I always believed that the Tibetan culture is the most mysterious and intriguing one in the world. Indeed, I fell in love with whatever they believed in while I was travelling in Tibetan China. Tibetans are the most pious and devoted people I have seen. To them, their religion is their life. Every Tibetan strives to kowtow at least 10,000 times to Buddha in their lifetime, and to walk to Lhasa from their hometowns while kowtowing. It takes months and even years to do this, and many perish in the harsh conditions along the way.
“Leave my body along the road to Lhasa if I shall perish.”
“Feed me to the vultures so I can go to heaven.”
The sky burial is the most prestigious form of burial for Tibetans. Only the respected can be accorded with such an honour. All Tibetans strive for a sky burial, because this is the closest way they could go from the earth to heaven. Yet, contrary to how extraordinary the name sounds, a sky burial is as primitive as it can be.
“I was born from the earth and I will return to the earth.”
After death, the body is stripped naked and wrapped in a white cloth. It stays in a Buddhist temple for 49 days, under a continuous chant by monks. The body is then brought to the sky burial site, where the monks perform the final rites.
At the burial site you will not find the family members of the dead. Only relatives and friends from the same village will be present. To the family members, the dead is already dead and there is no need to “send him off”. As soon as the rites are completed, one of the villagers will cut the body up and remove the innards. From afar you will see the massively long intestines, dismembered arms and legs thrown around the burial site.
At the same time, further up the mountains lay a congregation of vultures. As the rotting smell thickens, more vultures begin to gather around, flying in circles above the site. The vultures are huge and hungry. You can see that they are eying the decomposing body and are eager to rip it apart.
Right when the body is fully cut up, the vultures sweep down from the mountains in unison. Suddenly, the sky is filled with hundreds of vultures, gliding down with their majestic wings wide open. It is a silent moment; even the vultures know how to respect the dead and give it the peace it deserves.

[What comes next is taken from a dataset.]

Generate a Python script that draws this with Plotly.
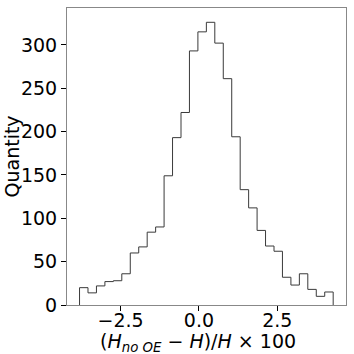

When the last prayers are completed, the monks move away from the burial site. This is a sign for the vultures to begin their feast. In a split second, hundreds of vultures begin charging into the burial site and ripping apart the skin and flesh of the body. At this moment, the rotting smell is so strong you will feel nauseous just breathing in the cold air. Like a mad rush, the vultures snatch the pieces of rotting meat from one another and fight to gain control of the flesh.
The sky burial is just so raw and natural. To the Tibetans, returning to the earth is their dream. There is no need for pleasantries, accessories or extravaganza. You are born naked and you die naked in the starkest possible way.
As soon as the feeding is over, the vultures walk away from the burial site and begin flying away from the mountains. Just like how they come in, the vultures leave in a huge congregation, gracefully gliding across the blue sky. It was amazing just watching the huge vultures fly off into the horizon.
Tibetans believe that a desirable burial is one where there is neither flesh nor skin left on the body. This symbolises that the dead has successfully gone to heaven. After the feeding, the relatives return to the burial site to check on the body. They then return home, leaving the carcass behind.
At the Sertar Buddhist Institute sky burial site, the skulls and hair of the dead are put on an artistic display. No matter who you are, how you look like and what you do, you will not take anything with you to heaven. Ultimately, you are no different from the person beside you, just like how the skulls and hair are no different from one another.
The sky burial is a sight that you have to witness at least once in your life. You may think it is cruel and barbaric, but it is a solemn and spiritual event for the Tibetans. Their worldview is that simple: they belong to the earth and nothing else.